第六回 フランス

次の駐在地はフランスだ。 2002年、パリに降り立った。JUKIが1980年代後半に買収した米国メーカーのフランス法人の社長就任だ。フランスにおけるターゲット顧客は、アパレル工場に加え、ルイヴィトンやロンシャンの様なカバンメーカー、また、自動車のシートメーカーである。会社の従業員は25名程度、秘書が英語を話すだけで、他社員もお客さんもフランス語のみ。さて、こまった。赴任後、半年間、夜間、フランス語の学校に通った。日本語、英語、ロシア語に加え四つ目の言語だったが、前夜に習ったフレーズを次の日、会社や商談で使うことを繰り返すと、あら不思議!半年後には、ビジネスで使えるレベルになってきた。それまでのフランスの業績は悪く立て直すために行ったが、あまり深い市場調査をせず販売立て直しのために営業マンを雇用し、設備投資をした。しかし、その後も販売は上向いてこない。実は、労働集約的な産業は東欧に移動していたのだ。結果、わずか二年でフランス法人清算の決断をせざるを得なくなり、人員の解雇など迷惑をかける結果になり自身も辛い経験をした。

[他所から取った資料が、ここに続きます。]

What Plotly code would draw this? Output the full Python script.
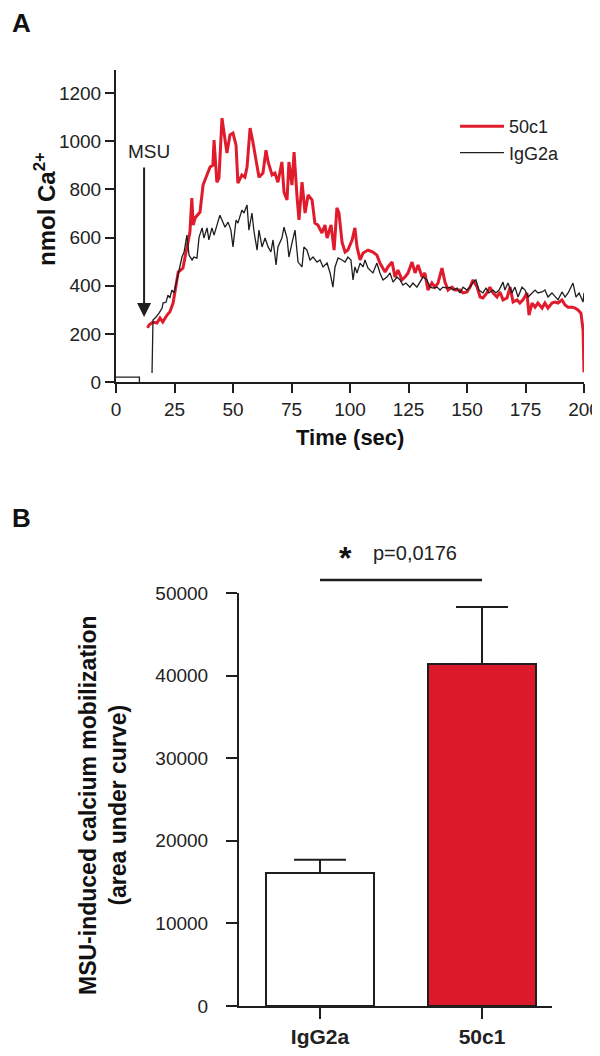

この経験がその後の事業経営に大きな影響を与えることになった。それは、ヒアリングなどによる定性的な情報より、データ分析を中心とした定量的な現状把握の重要性を再認識したことである。さて、会社は、ベルギー国境に近いリール、自宅はパリ、週末に二時間の運転で自宅に戻る生活だった。日々の生活はパリの重厚な街並みの映画のシーンの様な時もあれば、散歩する犬の糞を拾わない習慣なので何度もアレを踏んでしまった。夏は、従業員が一斉に有給休暇を使用するため多くの会社は一ヶ月休業しバカンスだ。2002年の夏は猛暑だったが、エアコンが普及していないパリでは医者もバカンス中であっっため多くの人が熱中症で亡くなった。住んでみないとわからないことがあるのはどの国も同じだ。